Milano: morì a 26 anni, medici a giudizio

Accusa di omicidio colposo per un primario del Fatebenefratelli e il suo vice

Sala operatoria (foto di repertorio)

Sala operatoria (foto di repertorio)

Milano, 21 febbraio 2018 - Quel ragazzo del Bangladesh aveva un tumore benigno alla testa. Un “macroadenoma” dell’ipofisi che secondo gli esperti poteva essere trattato con farmaci o asportato solo parzialmente. L’equipe dell’ospedale Fatebenefratelli Oftalmico scelse invece la via dell’asportazione totale con un delicato intervento chirurgico che non andò bene. Il giovane, che in rapida successione subì poi altre due operazioni, si spense di lì a poco per le conseguenze di un’emorragia. Una vicenda triste avvenuta sei anni fa e che sarebbe rimasta negli archivi dell’ospedale, probabilmente, se qualcuno rimasto anonimo non avesse provveduto, qualche tempo dopo i fatti, a spedire in Procura un esposto senza firma che metteva pesantemente in dubbio la professionalità dei sanitari che si erano occupati del paziente Shkider Rohim, 26 anni, originaraio del Bangladesh, che a Milano era arrivato da poco, ospite di un cugino.

Anche la denuncia anonima, compilata da qualcuno che doveva aver avuto qualche parte in questa brutta storia, non ebbe comunque fortuna immediata. Finì sul tavolo di un magistrato che all’epoca aveva un procedimento disciplinare concluso in seguito con il suo trasferimento ad altra sede. Così il fascicolo sulla morte di Shkider, dopo tre anni passati in un cassetto, solo nel 2015 venne finalmente riassegnato ad un altro magistrato. E a quel punto partirono le indagini che hanno portato a giudizio davanti al tribunale il primario della Neurochirurgia del Fatebenefratelli, il professor R.A. e il suo collaboratore, dottor A.P., entrambi ora a processo per omicidio colposo davanti al giudice Nicoletta Marchegiani della nona sezione penale.

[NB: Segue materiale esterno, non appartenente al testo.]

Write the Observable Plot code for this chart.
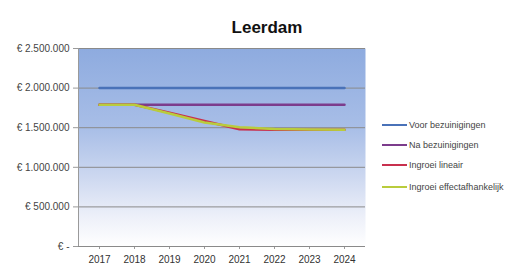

Oltre a doversi giustificare per la scelta dell’intervento chirurgico invasivo ai danni di Rohim - secondo il consulente della Procura «non indicato per il trattamento della specifica patologia» - entrambi devono anche difendersi dall’accusa di non aver raccolto un valido «consenso informato» del ragazzo circa l’alto rischio dell’operazione, «con esposizione che avveniva in maniera non comprensibile al paziente, che non parlava né italiano né inglese». L’aspetto più terribile, stando alla circostanza aggravante contestata dalla pubblica accusa, è che il professor A. avrebbe agito «nonostante la previsione dell’evento», con una superficialità che avrebbe cioè messo nel conto le complicazioni che portarono alla morte del giovane.